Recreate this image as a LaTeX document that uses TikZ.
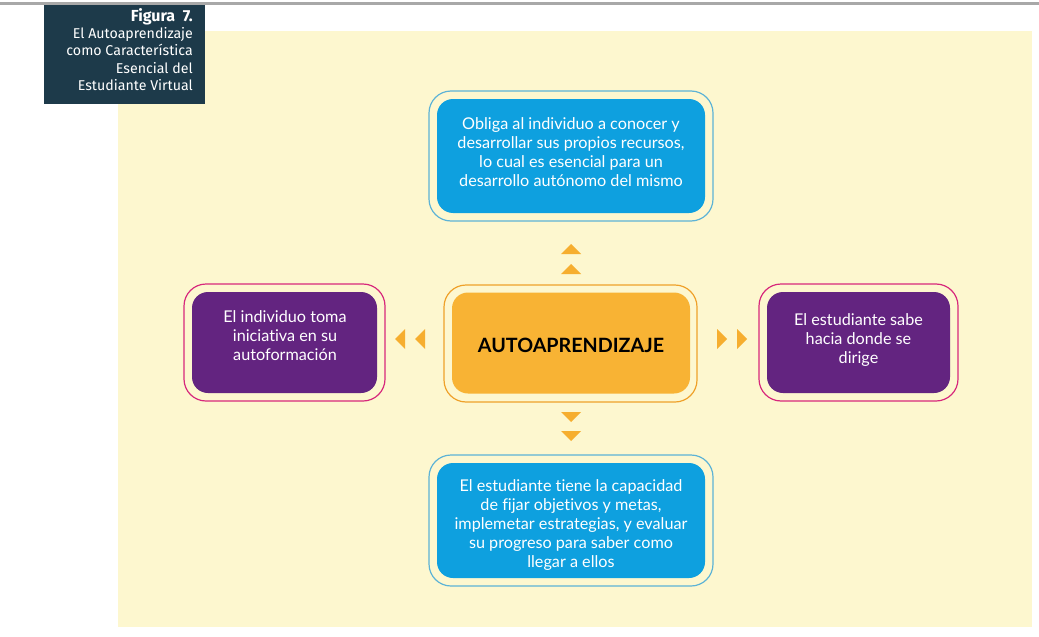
\documentclass[tikz,border=0pt]{standalone}
\usepackage{fontspec}
\setmainfont{Lato}[Ligatures={NoCommon}]
\newfontfamily\capfont{Fira Sans}[Ligatures={NoCommon}]
\usetikzlibrary{positioning}
\definecolor{bgyellow}{HTML}{FDF7CF}
\definecolor{capblue}{HTML}{1D3A4A}
\definecolor{boxblue}{HTML}{0EA0DF}
\definecolor{rimblue}{HTML}{5DB3D6}
\definecolor{boxorange}{HTML}{F8B334}
\definecolor{rimorange}{HTML}{EFA12A}
\definecolor{boxpurple}{HTML}{632480}
\definecolor{rimpink}{HTML}{D7287C}
\definecolor{arrorange}{HTML}{F6AE2F}
\definecolor{topgray}{HTML}{A8A8A8}
\tikzset{
  rim/.style={draw, line width=1.2pt, rounded corners=22pt, fill=none, inner sep=0pt},
  core/.style={rounded corners=16pt, inner sep=0pt},
  txt/.style={inner sep=0pt, align=center, text=white,
    font=\fontsize{16.2}{19}\selectfont},
  tri/.style={fill=arrorange, draw=none},
}
\begin{document}
\begin{tikzpicture}[x=1pt,y=-1pt]
\useasboundingbox (0,0) rectangle (1039,637);
\fill[white] (0,0) rectangle (1039,637);
% top gray line
\fill[topgray] (0,2) rectangle (1039,5);
% background
\fill[bgyellow] (118,31) rectangle (1032,627);
% caption
\node[fill=capblue, minimum width=161pt, minimum height=99pt, anchor=north west, inner sep=0pt] (cap) at (44,5) {};
\node[anchor=north east, align=right, text=white, inner sep=0pt,
  font=\capfont\fontsize{14.2}{17.4}\selectfont] (captext) at (193,8)
  {{\fontsize{16}{17.4}\selectfont\bfseries Figura\ \ 7.}\\El Autoaprendizaje\\como Característica\\Esencial del\\Estudiante Virtual};

% top box
\node[rim, draw=rimblue, minimum width=284pt, minimum height=130pt] (topo) at (571,156) {};
\node[core, fill=boxblue, minimum width=268pt, minimum height=114pt] (top) at (571,156) {};
\node[txt] (toptext) at (571,152.5)
  {Obliga al individuo a conocer y\\desarrollar sus propios recursos,\\lo cual es esencial para un\\desarrollo autónomo del mismo};
% center box
\node[rim, draw=rimorange, minimum width=253pt, minimum height=117pt] (ceno) at (570.5,343.5) {};
\node[core, fill=boxorange, minimum width=238pt, minimum height=101pt] (cen) at (571,343) {};
\node[inner sep=0pt, text=black, font=\bfseries\fontsize{19.7}{24}\selectfont] (centext) at (571,345.5) {AUTOAPRENDIZAJE};
% left box
\node[rim, draw=rimpink, minimum width=201pt, minimum height=117pt] (lefto) at (284.5,342.5) {};
\node[core, fill=boxpurple, minimum width=185pt, minimum height=101pt] (left) at (284.5,342.5) {};
\node[txt] (lefttext) at (285,335.5)
  {El individuo toma\\iniciativa en su\\autoformación};
% right box
\node[rim, draw=rimpink, minimum width=199pt, minimum height=117pt] (righto) at (858.5,342.5) {};
\node[core, fill=boxpurple, minimum width=183pt, minimum height=101pt] (right) at (858.5,342.5) {};
\node[txt] (righttext) at (858.5,340.5)
  {El estudiante sabe\\hacia donde se\\dirige};
% bottom box
\node[rim, draw=rimblue, minimum width=284pt, minimum height=131pt] (boto) at (571,520.5) {};
\node[core, fill=boxblue, minimum width=268pt, minimum height=115pt] (bot) at (571,520.5) {};
\node[txt] (bottext) at (571,525.5)
  {El estudiante tiene la capacidad\\de fijar objetivos y metas,\\implemetar estrategias, y evaluar\\su progreso para saber como\\llegar a ellos};

% arrow triangles
\coordinate (u1) at (571,249);
\coordinate (u2) at (571,269);
\foreach \c in {u1,u2}{\fill[tri] ([shift={(-10,5)}]\c) -- ([shift={(10,5)}]\c) -- ([shift={(0,-5)}]\c) -- cycle;}
\coordinate (d1) at (571,417);
\coordinate (d2) at (571,436);
\foreach \c in {d1,d2}{\fill[tri] ([shift={(-10,-5)}]\c) -- ([shift={(10,-5)}]\c) -- ([shift={(0,5)}]\c) -- cycle;}
\coordinate (l1) at (400,339);
\coordinate (l2) at (420,339);
\foreach \c in {l1,l2}{\fill[tri] ([shift={(5,-10)}]\c) -- ([shift={(5,10)}]\c) -- ([shift={(-5,0)}]\c) -- cycle;}
\coordinate (r1) at (722,339);
\coordinate (r2) at (742,339);
\foreach \c in {r1,r2}{\fill[tri] ([shift={(-5,-10)}]\c) -- ([shift={(-5,10)}]\c) -- ([shift={(5,0)}]\c) -- cycle;}
\end{tikzpicture}
\end{document}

------------

> [INSTRUCTIONS FOR THE TASK]: Leave the pictures out and please restate exactly the lines running from the start of the material through the one with "Autoaprendizaje\\como Característica\\Esencial del\\Estudiante".

> [OUTPUT BELOW]:
Recreate this image as a LaTeX document that uses TikZ.
\documentclass[tikz,border=0pt]{standalone}
\usepackage{fontspec}
\setmainfont{Lato}[Ligatures={NoCommon}]
\newfontfamily\capfont{Fira Sans}[Ligatures={NoCommon}]
\usetikzlibrary{positioning}
\definecolor{bgyellow}{HTML}{FDF7CF}
\definecolor{capblue}{HTML}{1D3A4A}
\definecolor{boxblue}{HTML}{0EA0DF}
\definecolor{rimblue}{HTML}{5DB3D6}
\definecolor{boxorange}{HTML}{F8B334}
\definecolor{rimorange}{HTML}{EFA12A}
\definecolor{boxpurple}{HTML}{632480}
\definecolor{rimpink}{HTML}{D7287C}
\definecolor{arrorange}{HTML}{F6AE2F}
\definecolor{topgray}{HTML}{A8A8A8}
\tikzset{
  rim/.style={draw, line width=1.2pt, rounded corners=22pt, fill=none, inner sep=0pt},
  core/.style={rounded corners=16pt, inner sep=0pt},
  txt/.style={inner sep=0pt, align=center, text=white,
    font=\fontsize{16.2}{19}\selectfont},
  tri/.style={fill=arrorange, draw=none},
}
\begin{document}
\begin{tikzpicture}[x=1pt,y=-1pt]
\useasboundingbox (0,0) rectangle (1039,637);
\fill[white] (0,0) rectangle (1039,637);
% top gray line
\fill[topgray] (0,2) rectangle (1039,5);
% background
\fill[bgyellow] (118,31) rectangle (1032,627);
% caption
\node[fill=capblue, minimum width=161pt, minimum height=99pt, anchor=north west, inner sep=0pt] (cap) at (44,5) {};
\node[anchor=north east, align=right, text=white, inner sep=0pt,
  font=\capfont\fontsize{14.2}{17.4}\selectfont] (captext) at (193,8)
  {{\fontsize{16}{17.4}\selectfont\bfseries Figura\ \ 7.}\\El Autoaprendizaje\\como Característica\\Esencial del\\Estudiante Virtual};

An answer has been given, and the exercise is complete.